## begin Data provided
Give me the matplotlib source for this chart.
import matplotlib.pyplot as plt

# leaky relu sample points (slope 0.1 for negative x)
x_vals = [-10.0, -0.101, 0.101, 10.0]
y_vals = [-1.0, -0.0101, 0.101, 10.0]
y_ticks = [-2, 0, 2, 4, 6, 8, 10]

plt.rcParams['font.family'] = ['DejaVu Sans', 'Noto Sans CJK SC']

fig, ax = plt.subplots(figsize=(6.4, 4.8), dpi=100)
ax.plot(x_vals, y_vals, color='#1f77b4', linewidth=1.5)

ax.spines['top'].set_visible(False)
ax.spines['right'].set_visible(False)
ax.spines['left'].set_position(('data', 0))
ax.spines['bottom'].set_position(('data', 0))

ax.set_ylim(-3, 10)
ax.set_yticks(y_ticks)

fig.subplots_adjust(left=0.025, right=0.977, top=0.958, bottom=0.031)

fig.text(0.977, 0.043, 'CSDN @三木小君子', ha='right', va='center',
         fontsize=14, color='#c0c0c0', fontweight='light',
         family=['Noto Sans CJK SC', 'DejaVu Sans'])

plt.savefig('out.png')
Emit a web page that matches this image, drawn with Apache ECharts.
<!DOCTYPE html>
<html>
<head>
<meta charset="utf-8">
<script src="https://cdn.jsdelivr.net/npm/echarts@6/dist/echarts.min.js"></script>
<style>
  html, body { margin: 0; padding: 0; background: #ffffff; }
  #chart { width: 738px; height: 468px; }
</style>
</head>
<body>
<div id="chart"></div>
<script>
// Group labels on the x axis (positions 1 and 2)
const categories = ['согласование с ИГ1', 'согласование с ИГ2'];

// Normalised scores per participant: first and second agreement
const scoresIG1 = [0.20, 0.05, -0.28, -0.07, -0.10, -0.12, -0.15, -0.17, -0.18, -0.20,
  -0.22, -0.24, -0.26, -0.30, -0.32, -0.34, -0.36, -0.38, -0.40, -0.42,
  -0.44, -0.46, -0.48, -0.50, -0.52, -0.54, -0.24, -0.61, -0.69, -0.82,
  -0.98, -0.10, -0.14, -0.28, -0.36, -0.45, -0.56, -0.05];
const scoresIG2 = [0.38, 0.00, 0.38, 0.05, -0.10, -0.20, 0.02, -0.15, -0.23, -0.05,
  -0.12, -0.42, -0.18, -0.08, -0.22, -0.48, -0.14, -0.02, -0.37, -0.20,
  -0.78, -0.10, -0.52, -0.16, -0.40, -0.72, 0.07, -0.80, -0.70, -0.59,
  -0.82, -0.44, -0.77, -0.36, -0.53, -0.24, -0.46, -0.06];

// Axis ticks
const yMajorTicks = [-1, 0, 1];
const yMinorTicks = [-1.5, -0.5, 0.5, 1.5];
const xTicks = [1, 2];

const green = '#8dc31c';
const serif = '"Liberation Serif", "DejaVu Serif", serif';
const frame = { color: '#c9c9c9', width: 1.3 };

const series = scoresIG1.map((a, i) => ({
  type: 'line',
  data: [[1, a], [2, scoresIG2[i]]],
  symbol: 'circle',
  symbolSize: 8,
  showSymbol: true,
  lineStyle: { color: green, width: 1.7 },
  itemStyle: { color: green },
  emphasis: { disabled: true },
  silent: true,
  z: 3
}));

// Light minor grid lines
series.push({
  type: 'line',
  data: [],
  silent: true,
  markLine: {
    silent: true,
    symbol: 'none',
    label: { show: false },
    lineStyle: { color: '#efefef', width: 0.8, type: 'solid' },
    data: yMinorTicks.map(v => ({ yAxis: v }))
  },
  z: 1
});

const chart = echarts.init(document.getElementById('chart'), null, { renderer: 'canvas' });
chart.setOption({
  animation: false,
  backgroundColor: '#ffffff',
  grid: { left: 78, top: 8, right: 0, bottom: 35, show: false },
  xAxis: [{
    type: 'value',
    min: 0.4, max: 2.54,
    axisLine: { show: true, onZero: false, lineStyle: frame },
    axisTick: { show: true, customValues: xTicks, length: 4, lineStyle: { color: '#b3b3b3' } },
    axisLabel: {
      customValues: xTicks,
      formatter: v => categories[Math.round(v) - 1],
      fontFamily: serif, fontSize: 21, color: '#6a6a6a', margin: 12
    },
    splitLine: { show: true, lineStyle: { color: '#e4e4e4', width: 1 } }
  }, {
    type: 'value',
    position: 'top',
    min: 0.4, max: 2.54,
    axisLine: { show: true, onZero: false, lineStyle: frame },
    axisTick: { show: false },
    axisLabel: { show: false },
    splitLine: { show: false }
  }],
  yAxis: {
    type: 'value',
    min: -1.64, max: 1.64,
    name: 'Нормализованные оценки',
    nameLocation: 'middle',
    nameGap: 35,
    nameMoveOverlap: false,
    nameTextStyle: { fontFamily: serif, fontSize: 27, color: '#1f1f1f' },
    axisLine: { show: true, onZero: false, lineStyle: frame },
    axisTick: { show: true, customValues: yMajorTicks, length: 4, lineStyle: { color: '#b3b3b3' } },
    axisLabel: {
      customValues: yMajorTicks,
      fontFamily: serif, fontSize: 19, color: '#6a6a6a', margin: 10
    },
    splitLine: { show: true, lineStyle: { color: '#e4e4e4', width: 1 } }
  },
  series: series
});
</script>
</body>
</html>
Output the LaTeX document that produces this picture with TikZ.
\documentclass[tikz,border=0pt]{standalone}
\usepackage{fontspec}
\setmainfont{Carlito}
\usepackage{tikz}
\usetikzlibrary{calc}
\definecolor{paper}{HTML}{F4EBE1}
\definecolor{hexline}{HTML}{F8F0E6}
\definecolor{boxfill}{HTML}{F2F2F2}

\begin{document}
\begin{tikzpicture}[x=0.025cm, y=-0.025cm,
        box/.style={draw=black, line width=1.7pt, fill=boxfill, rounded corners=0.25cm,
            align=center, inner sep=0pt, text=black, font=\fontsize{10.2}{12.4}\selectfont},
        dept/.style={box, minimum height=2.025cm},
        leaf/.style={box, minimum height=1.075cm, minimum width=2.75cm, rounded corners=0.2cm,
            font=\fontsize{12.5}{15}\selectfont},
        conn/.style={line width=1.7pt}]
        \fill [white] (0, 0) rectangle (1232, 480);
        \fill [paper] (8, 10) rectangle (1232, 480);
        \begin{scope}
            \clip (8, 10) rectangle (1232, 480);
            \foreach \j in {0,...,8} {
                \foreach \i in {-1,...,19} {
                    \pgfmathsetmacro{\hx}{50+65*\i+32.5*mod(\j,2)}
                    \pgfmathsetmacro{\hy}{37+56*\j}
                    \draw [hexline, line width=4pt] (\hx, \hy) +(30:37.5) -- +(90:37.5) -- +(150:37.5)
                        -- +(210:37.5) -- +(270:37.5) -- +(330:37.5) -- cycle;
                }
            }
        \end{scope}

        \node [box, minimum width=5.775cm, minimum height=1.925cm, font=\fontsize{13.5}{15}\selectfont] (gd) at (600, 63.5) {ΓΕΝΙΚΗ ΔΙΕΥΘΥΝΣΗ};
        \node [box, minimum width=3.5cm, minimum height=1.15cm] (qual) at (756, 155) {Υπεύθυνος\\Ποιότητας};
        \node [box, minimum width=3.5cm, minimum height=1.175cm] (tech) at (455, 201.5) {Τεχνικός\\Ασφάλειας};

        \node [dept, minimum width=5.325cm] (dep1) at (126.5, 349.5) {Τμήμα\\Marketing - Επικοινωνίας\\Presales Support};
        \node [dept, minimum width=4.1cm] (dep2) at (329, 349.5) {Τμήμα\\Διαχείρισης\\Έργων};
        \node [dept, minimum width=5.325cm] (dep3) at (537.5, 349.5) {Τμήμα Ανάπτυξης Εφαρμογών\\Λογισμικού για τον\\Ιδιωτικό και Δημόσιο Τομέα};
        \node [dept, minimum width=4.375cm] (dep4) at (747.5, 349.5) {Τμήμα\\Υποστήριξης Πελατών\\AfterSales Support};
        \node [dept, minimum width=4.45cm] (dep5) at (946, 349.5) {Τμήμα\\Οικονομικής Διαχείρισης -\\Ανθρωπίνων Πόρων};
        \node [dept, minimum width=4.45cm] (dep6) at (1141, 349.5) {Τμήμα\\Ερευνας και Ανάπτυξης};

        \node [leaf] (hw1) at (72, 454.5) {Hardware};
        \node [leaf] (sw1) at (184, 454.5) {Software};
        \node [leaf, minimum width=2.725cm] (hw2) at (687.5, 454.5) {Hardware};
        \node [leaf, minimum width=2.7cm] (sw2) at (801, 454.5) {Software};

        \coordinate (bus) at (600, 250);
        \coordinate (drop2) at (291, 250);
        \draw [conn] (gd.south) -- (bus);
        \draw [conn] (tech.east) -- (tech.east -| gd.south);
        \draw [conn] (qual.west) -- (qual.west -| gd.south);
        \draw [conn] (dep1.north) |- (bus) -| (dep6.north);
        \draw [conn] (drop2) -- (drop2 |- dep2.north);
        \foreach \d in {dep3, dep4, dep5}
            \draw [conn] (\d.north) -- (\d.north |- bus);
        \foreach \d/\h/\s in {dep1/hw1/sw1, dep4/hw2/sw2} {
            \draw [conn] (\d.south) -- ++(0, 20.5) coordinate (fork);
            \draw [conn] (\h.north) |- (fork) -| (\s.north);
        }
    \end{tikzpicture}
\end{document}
## end Data provided
## begin Data provided
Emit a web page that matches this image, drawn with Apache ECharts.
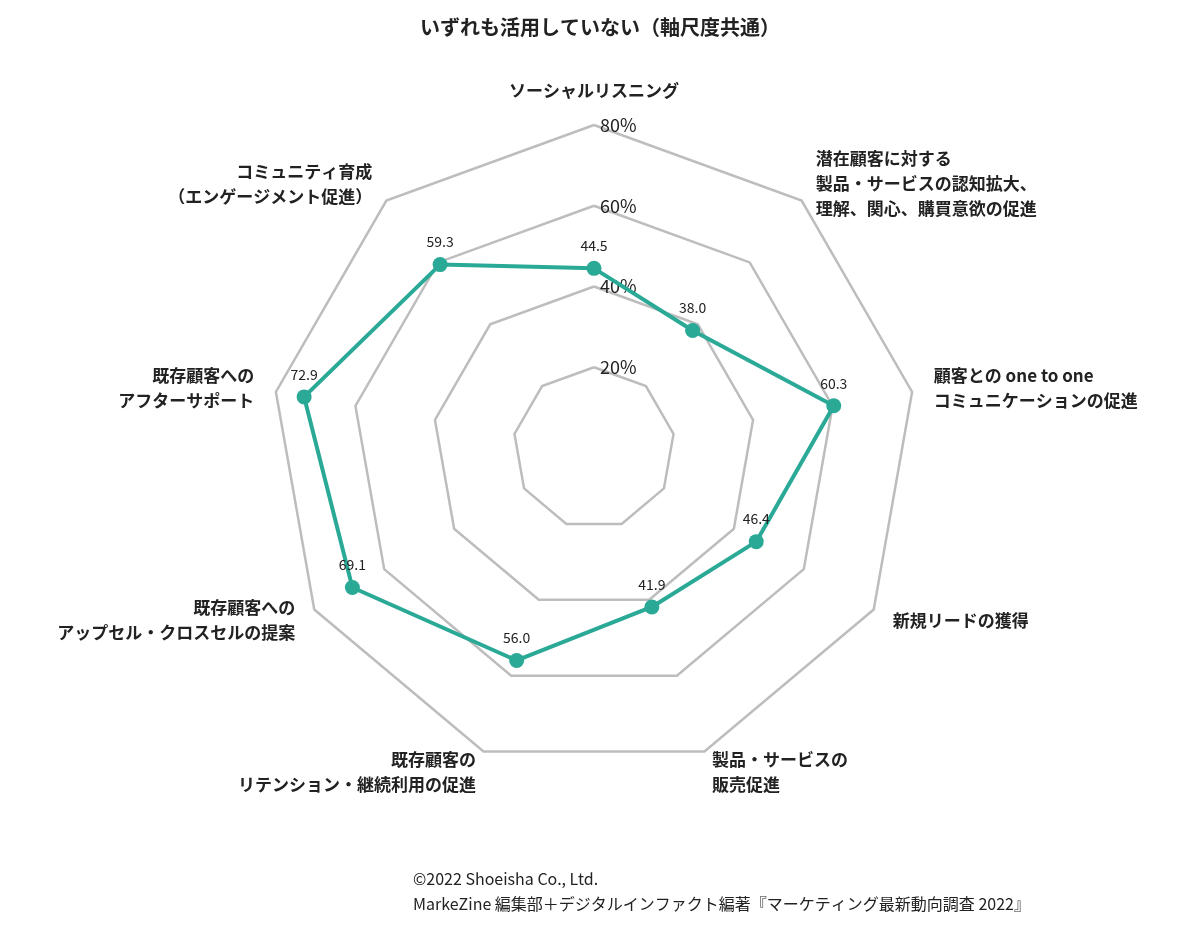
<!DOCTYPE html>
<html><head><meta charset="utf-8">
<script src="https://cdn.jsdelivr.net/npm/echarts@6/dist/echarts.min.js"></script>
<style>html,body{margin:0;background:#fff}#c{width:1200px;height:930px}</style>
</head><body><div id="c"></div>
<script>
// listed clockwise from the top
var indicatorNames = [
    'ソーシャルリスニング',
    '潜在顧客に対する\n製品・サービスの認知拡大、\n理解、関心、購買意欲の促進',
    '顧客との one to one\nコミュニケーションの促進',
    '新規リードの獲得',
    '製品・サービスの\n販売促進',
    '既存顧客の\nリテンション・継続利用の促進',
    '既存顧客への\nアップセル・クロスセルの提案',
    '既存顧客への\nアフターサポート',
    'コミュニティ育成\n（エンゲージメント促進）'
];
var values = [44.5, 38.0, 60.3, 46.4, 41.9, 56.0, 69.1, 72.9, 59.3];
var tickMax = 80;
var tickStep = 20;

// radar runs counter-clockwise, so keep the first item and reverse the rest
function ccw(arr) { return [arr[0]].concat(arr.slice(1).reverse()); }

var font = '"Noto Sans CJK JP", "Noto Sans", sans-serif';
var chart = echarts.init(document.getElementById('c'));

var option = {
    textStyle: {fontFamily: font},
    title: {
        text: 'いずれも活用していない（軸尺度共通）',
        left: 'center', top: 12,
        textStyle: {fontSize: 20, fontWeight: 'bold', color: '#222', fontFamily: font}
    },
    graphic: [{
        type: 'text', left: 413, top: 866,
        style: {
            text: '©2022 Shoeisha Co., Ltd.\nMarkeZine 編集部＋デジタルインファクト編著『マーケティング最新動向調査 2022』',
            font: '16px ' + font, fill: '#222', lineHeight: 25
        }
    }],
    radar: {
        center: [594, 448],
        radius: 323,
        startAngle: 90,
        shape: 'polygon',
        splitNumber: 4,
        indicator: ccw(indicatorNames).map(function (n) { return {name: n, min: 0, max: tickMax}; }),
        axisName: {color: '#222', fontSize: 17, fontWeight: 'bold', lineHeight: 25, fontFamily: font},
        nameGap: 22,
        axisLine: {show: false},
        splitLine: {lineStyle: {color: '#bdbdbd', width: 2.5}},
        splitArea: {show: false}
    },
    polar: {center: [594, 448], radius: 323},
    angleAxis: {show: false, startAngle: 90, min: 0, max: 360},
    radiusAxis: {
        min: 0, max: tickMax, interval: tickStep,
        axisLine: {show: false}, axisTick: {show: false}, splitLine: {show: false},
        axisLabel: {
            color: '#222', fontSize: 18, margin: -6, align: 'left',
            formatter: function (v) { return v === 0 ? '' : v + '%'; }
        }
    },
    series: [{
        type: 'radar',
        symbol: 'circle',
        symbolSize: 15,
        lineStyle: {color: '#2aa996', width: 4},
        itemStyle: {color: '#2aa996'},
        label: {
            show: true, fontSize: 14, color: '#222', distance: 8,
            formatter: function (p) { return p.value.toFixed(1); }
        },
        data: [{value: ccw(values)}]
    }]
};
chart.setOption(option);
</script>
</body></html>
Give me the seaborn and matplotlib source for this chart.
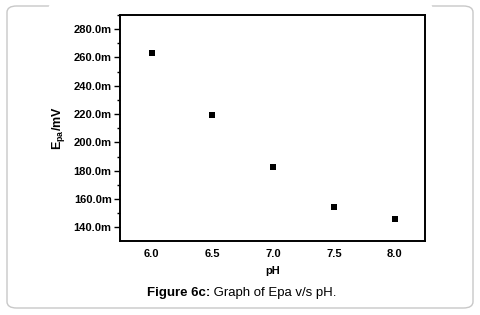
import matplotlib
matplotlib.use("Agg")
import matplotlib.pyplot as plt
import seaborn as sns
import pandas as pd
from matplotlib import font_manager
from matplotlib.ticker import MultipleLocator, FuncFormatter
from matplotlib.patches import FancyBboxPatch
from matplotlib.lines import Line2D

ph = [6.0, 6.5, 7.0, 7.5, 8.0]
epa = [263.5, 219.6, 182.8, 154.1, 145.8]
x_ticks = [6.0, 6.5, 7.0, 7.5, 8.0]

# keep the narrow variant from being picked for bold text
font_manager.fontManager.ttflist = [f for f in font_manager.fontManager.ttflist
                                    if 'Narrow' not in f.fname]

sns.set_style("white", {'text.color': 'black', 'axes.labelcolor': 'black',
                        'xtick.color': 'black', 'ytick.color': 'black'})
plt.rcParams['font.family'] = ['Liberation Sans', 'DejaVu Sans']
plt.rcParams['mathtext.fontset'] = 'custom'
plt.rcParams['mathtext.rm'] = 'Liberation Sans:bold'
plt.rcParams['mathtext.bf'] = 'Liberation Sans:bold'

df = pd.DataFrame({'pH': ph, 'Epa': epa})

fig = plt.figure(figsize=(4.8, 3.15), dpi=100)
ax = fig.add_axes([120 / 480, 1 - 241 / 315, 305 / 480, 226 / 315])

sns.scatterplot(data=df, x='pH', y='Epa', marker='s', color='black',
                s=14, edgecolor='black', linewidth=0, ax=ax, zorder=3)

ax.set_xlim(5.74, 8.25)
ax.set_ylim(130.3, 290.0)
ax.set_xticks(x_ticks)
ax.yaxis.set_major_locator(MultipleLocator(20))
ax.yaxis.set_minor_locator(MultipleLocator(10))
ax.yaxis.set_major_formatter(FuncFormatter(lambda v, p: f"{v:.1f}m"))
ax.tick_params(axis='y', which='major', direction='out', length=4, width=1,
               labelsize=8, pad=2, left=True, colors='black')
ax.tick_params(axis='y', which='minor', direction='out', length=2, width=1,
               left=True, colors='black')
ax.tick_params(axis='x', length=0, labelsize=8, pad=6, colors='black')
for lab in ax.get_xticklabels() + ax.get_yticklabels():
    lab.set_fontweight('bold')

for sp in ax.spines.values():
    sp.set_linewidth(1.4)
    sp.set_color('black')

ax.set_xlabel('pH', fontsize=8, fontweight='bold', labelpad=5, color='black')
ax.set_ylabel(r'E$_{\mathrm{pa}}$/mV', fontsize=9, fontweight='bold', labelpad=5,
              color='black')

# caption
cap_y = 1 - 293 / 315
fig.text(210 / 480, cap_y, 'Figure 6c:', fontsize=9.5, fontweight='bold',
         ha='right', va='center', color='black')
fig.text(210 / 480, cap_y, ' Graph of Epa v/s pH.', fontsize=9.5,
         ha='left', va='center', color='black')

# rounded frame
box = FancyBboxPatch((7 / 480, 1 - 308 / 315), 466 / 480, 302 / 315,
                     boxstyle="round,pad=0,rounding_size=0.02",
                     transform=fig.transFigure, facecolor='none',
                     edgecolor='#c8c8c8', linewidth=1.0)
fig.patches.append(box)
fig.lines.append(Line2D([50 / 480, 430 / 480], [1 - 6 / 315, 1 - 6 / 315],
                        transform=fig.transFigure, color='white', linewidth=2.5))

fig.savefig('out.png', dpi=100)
## end Data provided
The exercise -> Everything from the line with "Give me the matplotlib source for this chart." through the line with "ax.plot(x_vals, y_vals, color='#1f77b4', linewidth=1.5)" is to be output exactly; leave out all other lines.

Task output ->
Give me the matplotlib source for this chart.
import matplotlib.pyplot as plt

# leaky relu sample points (slope 0.1 for negative x)
x_vals = [-10.0, -0.101, 0.101, 10.0]
y_vals = [-1.0, -0.0101, 0.101, 10.0]
y_ticks = [-2, 0, 2, 4, 6, 8, 10]

plt.rcParams['font.family'] = ['DejaVu Sans', 'Noto Sans CJK SC']

fig, ax = plt.subplots(figsize=(6.4, 4.8), dpi=100)
ax.plot(x_vals, y_vals, color='#1f77b4', linewidth=1.5)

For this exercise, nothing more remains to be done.